Goldman Sachs Group Inc. (GS) is considering selling part of its 4.9% stake in Industrial & Commercial Bank of China Ltd., a move that could raise more than $1 billion, the Wall Street Journal reported Monday, citing several people familiar with the matter.

Acording to the Journal, talks between Goldman and Industrial & Commercial Bank of China about a sale started in late 2008 and include potentially divesting 15% to 20% of Goldman Sachs' stake in the Chinese bank.

Earlier this month, Industrial & Commercial Bank of China Chairman Jiang Jianqing told reporters that his bank was in talks with its strategic investors about a possible stake sale, but that a final decision hadn't been made.

Goldman Sachs paid $2.6 billion for its stake in Industrial & Commercial Bank of China in 2006. The New York-based company's stake in the Chinese bank is currently valued at about $7.5 billion.

Goldman Sachs, one of the two surviving major investment banks, finally succumbed to the impact of the ongoing global credit crisis that beset most of its rivals.

Goldman Sachs and the other surviving brokerage giant Morgan Stanley (MS) have become bank holding companies, providing them with access to the federal government's $700 billion rescue plan, allowing them to borrow at the Federal Reserve's discount window and making it easier to get stable sources of funding.

Goldman Sachs was among the first banks to receive funds as part of the $700 billion government bailout. In October last year, the company received $10 billion in capital from the U.S. government in return for preferred stock and warrants to purchase common shares.
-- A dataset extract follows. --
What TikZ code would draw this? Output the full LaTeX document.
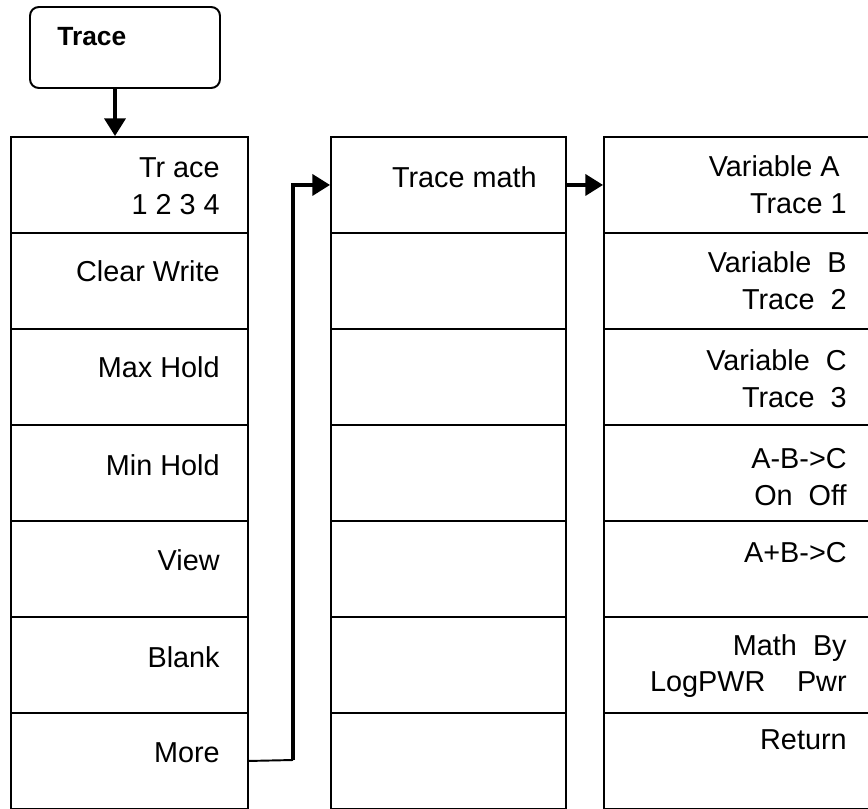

Of late, Goldman Sachs and other U.S. financial institutions that have received government aids in recent months are in delicate position as they face stringent restrictions on executive bonuses and compensation that could hamper their normal way of carrying out their business operations. As a result, Goldman Sachs aims to repay those debts as early as possible. Off-loading the stake in Industrial & Commercial Bank of China may help Goldman Sachs repay some of that debt.

However, any transaction would have to wait until late April, when a lockup on half the stake is set to expire.

Also last week, China made it more difficult for foreign institutions to buy or sell blocks of stock in Chinese financial firms, citing a need to protect national assets. The new rules include a requirement that trades in Chinese financial firms by foreigners must be executed on a stock exchange at prevailing market prices. In is unclear whether the new rules, which are set to take effect on May 1, would affect Goldman's possible sale.

Goldman Sachs in December reported its first quarterly loss since going public in 1999, hurt by highly disappointing results at its trading and principal investments business. Goldman Sachs reported negative net revenues of $1.58 billion for the fourth quarter, compared to positive $10.74 billion in the same quarter last year.

Goldman Sachs shares, which have traded in a range of $47.41 to $203.39 over the past year, clsoed Monday's regular trading session at $111.93, up $14.61 or 15.01% and gained an additional 17 cents in after hours trading.